Published Wednesday December 17th, 2008
B12

Spencer Jezegou is no stranger to the Quebec Major Junior Hockey League's holiday trading period.

While the 20-year-old captain of the Acadie-Bathurst Titan has never been traded, Jezegou is in his third season with the team and has watched teammates come and go at this time of year. With the final trading period of the season set to open following Friday's action, plenty of trade rumours involving players throughout the league have been swirling, and the Titan are no exception.

Jezegou said it is just one of those things you have to learn to deal with.

"Obviously there is going to be rumours, you can't stop that, but it shouldn't really affect the way you play," he said. "If something is going to happen it is going to happen either way, so you just try and put it in the back of your mind."
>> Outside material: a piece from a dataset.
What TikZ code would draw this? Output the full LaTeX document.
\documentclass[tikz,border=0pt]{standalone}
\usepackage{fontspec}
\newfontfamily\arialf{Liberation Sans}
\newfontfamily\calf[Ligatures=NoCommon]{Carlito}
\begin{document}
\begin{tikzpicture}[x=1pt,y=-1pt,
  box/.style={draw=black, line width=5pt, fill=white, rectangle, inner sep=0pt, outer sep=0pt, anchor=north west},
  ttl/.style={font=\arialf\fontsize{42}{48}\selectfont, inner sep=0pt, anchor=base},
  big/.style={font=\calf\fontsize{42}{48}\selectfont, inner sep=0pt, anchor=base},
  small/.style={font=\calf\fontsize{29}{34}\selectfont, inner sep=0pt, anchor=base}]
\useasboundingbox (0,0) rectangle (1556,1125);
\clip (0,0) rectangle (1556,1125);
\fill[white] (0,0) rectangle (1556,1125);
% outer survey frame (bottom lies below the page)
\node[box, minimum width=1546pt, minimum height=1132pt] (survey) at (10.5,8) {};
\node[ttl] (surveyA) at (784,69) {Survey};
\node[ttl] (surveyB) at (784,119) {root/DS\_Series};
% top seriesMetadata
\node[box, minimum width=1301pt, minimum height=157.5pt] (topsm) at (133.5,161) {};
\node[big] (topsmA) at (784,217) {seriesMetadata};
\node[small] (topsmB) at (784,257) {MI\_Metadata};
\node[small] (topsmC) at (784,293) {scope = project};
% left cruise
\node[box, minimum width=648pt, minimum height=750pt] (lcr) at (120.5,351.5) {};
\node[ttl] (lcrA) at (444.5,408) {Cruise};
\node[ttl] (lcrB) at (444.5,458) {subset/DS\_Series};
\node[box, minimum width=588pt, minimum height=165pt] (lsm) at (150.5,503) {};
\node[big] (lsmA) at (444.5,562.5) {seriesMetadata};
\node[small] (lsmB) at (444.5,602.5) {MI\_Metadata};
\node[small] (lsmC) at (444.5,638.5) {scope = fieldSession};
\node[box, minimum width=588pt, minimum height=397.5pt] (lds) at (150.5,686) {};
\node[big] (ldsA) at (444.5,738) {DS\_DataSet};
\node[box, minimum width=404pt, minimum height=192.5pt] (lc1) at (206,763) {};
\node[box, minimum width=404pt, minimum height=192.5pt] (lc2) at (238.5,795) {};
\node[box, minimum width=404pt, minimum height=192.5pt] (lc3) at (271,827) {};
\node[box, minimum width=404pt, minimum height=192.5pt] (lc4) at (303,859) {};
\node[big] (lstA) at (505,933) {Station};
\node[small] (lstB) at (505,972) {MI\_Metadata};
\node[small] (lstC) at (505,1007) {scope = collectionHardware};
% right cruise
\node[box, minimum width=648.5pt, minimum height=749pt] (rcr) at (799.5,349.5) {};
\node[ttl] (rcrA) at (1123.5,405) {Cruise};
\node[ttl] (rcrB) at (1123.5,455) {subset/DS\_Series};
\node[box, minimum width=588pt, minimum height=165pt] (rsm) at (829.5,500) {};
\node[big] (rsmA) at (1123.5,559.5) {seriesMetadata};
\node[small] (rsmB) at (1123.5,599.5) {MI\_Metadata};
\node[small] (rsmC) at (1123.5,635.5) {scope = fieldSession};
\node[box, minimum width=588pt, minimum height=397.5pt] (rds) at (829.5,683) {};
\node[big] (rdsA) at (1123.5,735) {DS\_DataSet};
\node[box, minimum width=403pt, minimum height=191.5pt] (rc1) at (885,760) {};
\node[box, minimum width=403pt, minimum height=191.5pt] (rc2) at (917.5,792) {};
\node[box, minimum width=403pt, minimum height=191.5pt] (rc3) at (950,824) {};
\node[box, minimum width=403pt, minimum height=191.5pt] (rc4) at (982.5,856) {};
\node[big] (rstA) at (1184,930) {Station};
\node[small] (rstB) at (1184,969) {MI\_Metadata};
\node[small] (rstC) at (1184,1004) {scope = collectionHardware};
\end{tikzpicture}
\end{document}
Jezegou has been mentioned in trade rumours himself this year, along with the team's other overage players: Tomy Joly, Drew Paris and Maxime Frechette. Each team is only allowed to have three 20-year-olds on their team and with Frechette, who had shoulder surgery last summer, ready to return to action the club will have to either trade him or deal another overage player to make room for the defenceman. As team captain, in addition to dealing with rumours involving his own status, the veteran has also been trying to help Acadie-Bathurst's younger players deal with the stress that comes along with trade time.

"With different guys you have to approach it differently," he said. "For some of the young guys this is probably the first trading period that they've been through and they'll realize that changes do happen, sometimes for better, sometimes for worse. If guys talk to you about rumours that they've heard about them you've just got to try to tell them to put it away. Either way things will work out."
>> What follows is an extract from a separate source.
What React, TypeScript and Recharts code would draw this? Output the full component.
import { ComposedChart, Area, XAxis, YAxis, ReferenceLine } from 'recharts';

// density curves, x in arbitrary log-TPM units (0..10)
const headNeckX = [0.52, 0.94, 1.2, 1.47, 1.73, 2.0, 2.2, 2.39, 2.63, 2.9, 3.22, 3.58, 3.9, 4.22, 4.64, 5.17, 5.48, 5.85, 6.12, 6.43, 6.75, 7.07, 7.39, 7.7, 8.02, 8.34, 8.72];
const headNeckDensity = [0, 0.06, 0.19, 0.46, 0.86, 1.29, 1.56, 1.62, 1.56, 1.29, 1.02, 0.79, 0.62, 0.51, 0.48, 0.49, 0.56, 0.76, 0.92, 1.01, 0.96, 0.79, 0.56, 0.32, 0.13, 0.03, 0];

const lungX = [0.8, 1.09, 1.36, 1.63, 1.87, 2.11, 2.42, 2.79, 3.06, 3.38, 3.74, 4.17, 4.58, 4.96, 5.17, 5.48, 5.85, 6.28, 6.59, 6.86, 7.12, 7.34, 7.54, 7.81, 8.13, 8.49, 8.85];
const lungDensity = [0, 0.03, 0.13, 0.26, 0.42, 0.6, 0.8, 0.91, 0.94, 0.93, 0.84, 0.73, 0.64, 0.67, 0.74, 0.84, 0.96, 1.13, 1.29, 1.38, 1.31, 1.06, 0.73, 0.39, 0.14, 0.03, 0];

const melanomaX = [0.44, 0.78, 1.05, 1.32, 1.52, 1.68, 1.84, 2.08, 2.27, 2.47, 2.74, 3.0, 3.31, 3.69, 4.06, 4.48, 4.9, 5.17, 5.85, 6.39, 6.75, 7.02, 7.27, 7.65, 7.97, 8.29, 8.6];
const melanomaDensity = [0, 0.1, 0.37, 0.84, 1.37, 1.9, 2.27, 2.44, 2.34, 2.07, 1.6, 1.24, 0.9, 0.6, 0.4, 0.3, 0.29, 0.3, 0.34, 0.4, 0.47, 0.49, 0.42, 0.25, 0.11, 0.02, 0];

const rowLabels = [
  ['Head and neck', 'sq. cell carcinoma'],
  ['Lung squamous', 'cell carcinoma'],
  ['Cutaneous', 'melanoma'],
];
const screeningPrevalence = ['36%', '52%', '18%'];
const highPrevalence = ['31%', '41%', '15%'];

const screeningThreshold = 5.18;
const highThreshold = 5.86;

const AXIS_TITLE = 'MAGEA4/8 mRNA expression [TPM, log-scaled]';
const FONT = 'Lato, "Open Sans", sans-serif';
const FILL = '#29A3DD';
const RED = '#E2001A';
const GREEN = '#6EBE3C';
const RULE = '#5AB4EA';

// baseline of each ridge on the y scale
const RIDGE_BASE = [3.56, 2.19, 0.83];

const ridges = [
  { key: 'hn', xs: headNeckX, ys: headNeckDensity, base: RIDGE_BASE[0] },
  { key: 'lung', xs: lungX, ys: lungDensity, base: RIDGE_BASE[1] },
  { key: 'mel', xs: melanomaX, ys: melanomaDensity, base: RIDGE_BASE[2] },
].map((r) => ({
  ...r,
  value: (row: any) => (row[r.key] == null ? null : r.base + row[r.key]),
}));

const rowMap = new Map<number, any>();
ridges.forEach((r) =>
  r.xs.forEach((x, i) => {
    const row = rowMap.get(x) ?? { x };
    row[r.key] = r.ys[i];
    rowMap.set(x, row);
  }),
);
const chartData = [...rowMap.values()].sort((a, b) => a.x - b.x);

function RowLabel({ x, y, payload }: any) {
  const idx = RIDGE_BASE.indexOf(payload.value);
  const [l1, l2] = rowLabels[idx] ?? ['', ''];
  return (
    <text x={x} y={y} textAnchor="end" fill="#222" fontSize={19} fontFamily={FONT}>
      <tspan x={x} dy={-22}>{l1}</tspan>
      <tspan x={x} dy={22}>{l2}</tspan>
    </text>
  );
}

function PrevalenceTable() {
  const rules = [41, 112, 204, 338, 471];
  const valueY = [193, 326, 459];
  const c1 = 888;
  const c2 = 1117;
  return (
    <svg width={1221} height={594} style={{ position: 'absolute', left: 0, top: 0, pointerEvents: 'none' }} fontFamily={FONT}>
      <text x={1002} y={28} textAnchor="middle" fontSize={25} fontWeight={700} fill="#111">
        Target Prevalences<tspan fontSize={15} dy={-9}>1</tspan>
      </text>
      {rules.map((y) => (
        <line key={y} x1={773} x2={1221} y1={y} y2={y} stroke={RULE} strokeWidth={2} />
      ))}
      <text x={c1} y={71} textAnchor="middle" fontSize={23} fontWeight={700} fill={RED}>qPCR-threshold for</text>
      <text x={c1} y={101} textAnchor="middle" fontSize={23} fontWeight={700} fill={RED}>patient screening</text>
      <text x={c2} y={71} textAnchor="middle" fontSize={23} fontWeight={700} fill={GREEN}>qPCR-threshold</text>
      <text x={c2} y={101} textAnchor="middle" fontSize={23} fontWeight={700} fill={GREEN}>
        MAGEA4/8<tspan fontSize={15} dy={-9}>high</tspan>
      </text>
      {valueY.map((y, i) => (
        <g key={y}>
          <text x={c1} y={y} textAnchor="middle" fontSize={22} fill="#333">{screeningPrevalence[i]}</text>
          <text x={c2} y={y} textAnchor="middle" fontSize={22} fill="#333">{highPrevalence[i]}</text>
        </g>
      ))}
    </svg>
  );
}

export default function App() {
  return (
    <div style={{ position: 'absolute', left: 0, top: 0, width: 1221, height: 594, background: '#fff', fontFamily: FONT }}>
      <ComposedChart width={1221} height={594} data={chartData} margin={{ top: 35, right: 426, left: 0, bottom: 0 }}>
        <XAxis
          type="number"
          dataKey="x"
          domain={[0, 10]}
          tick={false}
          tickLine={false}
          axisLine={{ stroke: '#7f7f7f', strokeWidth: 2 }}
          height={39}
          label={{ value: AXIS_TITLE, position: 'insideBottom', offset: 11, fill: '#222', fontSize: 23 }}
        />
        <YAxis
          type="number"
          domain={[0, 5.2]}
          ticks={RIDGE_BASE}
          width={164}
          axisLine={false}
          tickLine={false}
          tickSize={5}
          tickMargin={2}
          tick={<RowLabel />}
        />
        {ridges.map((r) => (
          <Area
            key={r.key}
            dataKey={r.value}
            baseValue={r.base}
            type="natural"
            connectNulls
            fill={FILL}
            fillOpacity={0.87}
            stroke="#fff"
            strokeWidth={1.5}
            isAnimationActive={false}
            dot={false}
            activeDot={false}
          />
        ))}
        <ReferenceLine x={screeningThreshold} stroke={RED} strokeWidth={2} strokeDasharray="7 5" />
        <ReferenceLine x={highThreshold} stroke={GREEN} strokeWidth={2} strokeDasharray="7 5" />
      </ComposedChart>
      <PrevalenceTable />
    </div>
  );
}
Despite the obvious need to move a 20-year-old, Titan general manager Sylvain Couturier is taking a wait and see approach to the holiday trading period. Couturier said things are much different on the trade front this year than in seasons past.

"In the past, the gap between the top teams and the middle of the pack was not that big and there were six for seven teams making a run," he explained. "There were a lot of teams that thought they had a chance, but this year it seems like it is a race between four teams and the rest are far behind. So it is a different situation I think, and we'll see what happens."